Combined with the ways that Gyms work — you leave your Pokémon behind at a gym to defend it — Pokémon Go places the least amount of emphasis on actually bonding with your monsters than almost any another game in the series. For most players, this intimacy may not be vital, but for a series that has spent years teaching you to connect with your digital pals, it’s weird to see them reduced to such an expendable extent.
What could be
Pokémon Go is successful, but it could be so much more. Some of these functions — like trading — are confirmed to be coming. But Niantic needs to keep an eye on other things as well. Go has created a massive user base — and it needs to find a way to sustain and keep people coming back after the initial hype has died down. Given Niantic’s history running Ingress (which much of Pokémon Go draws upon heavily), I’m hopeful that it can do this.
Right now, friends of mine — folks across the country who never get into video games — are playing this app. I’d love to be able to interact with them — somehow — or at least be able to see what other players are doing (perhaps a way to make a friends list and look at their journals?). Go has created a huge community, and that social aspect need to expand beyond just what it’s doing with players that meet up locally.
In fact, Go has no way for players to communicate with each other. It has no chat options — something Ingress has. It has no way to check where PokéStops are outside of your direct vicinity (hence all the fan made maps you’ll see online already). You also can’t battle other trainers directly. These are all things that could come to Go or change in the future (especially since Ingress has some of them).
Some locations — I’ve seen this online outside of my own experience as well — that should be lush with Pokémon just aren’t for some. A local river was seemingly too remote for Pokémon Go to fill with any monsters to catch. It’s going to be harder for new players to jump in as Gym levels continue to rise, and Go doesn’t notify you if you lose control of a gym, either. And some changes — like the footprints replacing actual units of distance that tell you how close you are to a Pokémon, are actually steps in the wrong direction from the beta test. The journal (an addition from the beta I really like) quickly becomes useless, as it shows you just a snapshot of your progress as you stuff it with achievements. You can only hatch Eggs while the app’s running; it can’t track your steps unless it’s open, not even tapping into Apple’s Healthkit that tracks your steps.
Niantic still has some work to do.
Pokémon Go is marathon, not a sprint: It’s something that I’m legitimately worried about spending too much time with while yet also harboring concerns about its longevity. But even lacking functions and with tons of problems, Go has still managed to entice players around the globe to catch ’em all … outside the comforts of their homes. It’s already seeped its way into popular culture, and it’s something that I hope has the ability to sustain itself and continue to be enjoyable as Niantic adds features and fixes the current issues. And it may be easy to forget, but what other app ever has had people meeting up in parks and playing together at 1 a.m.? Exactly.

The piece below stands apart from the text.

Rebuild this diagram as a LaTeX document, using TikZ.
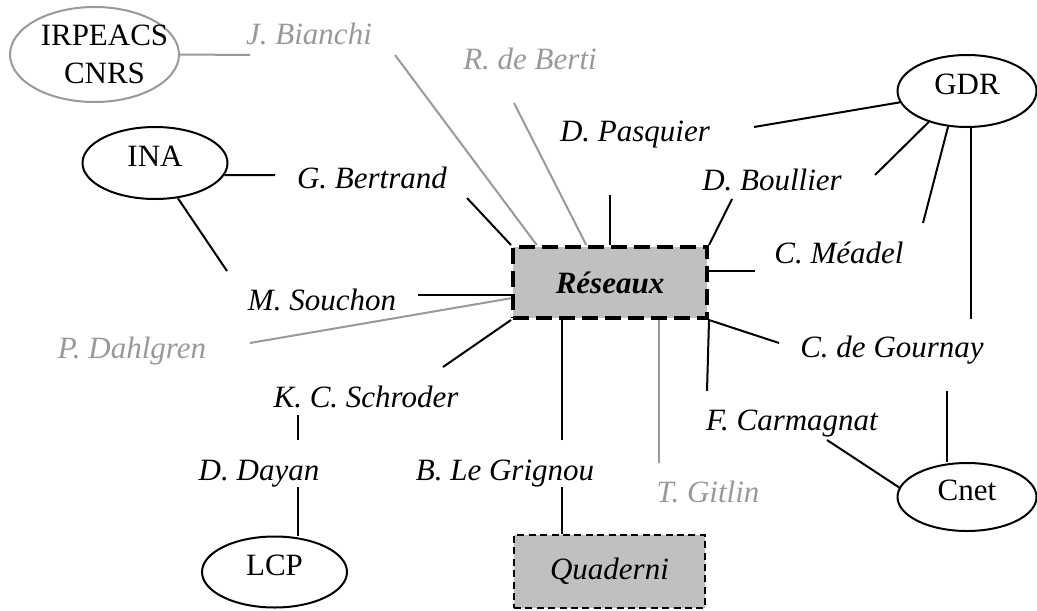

Despite its problems, Pokémon Go is something that I’m going to be playing for a long time to come (I mean, I have to catch ’em all, right?). Go has a solid base, and if Niantic can sustain and cultivate the community and Go as a platform, it has real potential. And by that measure alone, it’s quite a success, even if it still has a lot of room left to grow.
Pokémon Go is out now for iOS and Android in Australia, the United States, and New Zealand. GamesBeat downloaded the game from the Apple App Store for the purposes of this review.